After police charged him with sexual assault in relation to that incident, he was released under the court order and given probation for some minor offences.

The girl, part of Kayaitok’s extended family, had been riding her bicycle on the evening of March 9, 2006, near an area where the man was playing road hockey.

Her mother, in a statement given over a videoconference link with the Kugaaruk health centre, said she asked the girl to come in from playing at around 5:00 that evening.

But the girl wanted to keep riding her bicycle around the hamlet. She was last seen between 8:00 and 9:00 p.m. that evening. Searchers found her body the next day.

After a series of interviews, police charged Kayaitok with first degree murder and interference with a dead body.

To identify him, police took a DNA sample from a cigarette butt he threw away during a smoke break. Kayaitok’s DNA matched DNA swabs taken from the girl’s body to an extremely high degree of probability.

The other sexual assault came to light afterwards. In that incident, Kayaitok drove a seven-year-old boy to the old stone church in Kugaaruk some time between Aug. 1 and Oct. 31, 2005, then pulled the boy’s pants down and raped him.

The boy kept the attack to himself until some time after March 9, 2006, when he told his parents about it.

Chan and Cooper used the sentencing hearing to make a pitch for their plea-bargained agreement, which would see Kayaitok plead guilty to the lesser charge of second degree murder and to two sexual assaults.

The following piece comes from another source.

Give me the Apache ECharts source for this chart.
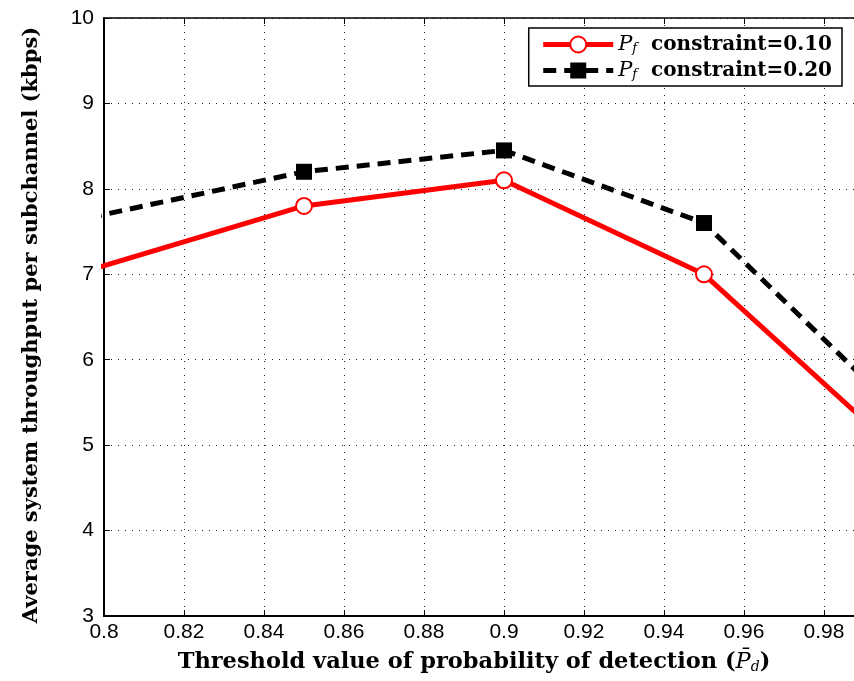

People convicted of first degree murder may not apply for parole until after they spend at least 25 years in prison. For those convicted of second degree murder, courts must order parole ineligibility periods of at least 10 years.

Chan said the crimes caused “irreversible damage” to the family members of victims and to the people of Kugaaruk.

Near the end of the hearing, Kilpatrick asked Chan if she had any statement to make to the public about the case. Chan said she didn’t.

He also asked Cooper to comment “on the strength of the Crown’s case.”

Cooper replied by defending the plea bargain, saying it had been “on the table for a long time” and that it spared witnesses the pain and inconvenience of having to give evidence in court.

She also said that because the Nunavut court system is “stretched to the limit,” such negotiated plea arrangements are in the best interests of the system.

The worst aggravating effects of Kayaitok’s crimes were visible on two flat-screen monitors that displayed a video feed from the Kugaaruk Health Centre, where family members were gathered to make statements to the court.

Those statements suggest the families may never recover from their trauma.

The mother of the dead five-year-old girl said she’s consumed with guilt every day and that her husband blames her for their daughter’s death.

“My husband says it’s my fault,” the woman said.

The mother of the seven-year-old boy said her son was once a happy boy but now lashes out in anger.

“He started breaking things and yelling. He was so hurt,” the mother said.

The mother of the 14-year-old said her son was teased in school about the incident and that other children called him a liar.

One thing is clear: no one in Kugaaruk ever wants to see Shawn Kayaitok again.

“I’m pretty sure nobody wants him in town,” one family member said.

The names of the complainants, and most witnesses, may not be published or broadcast.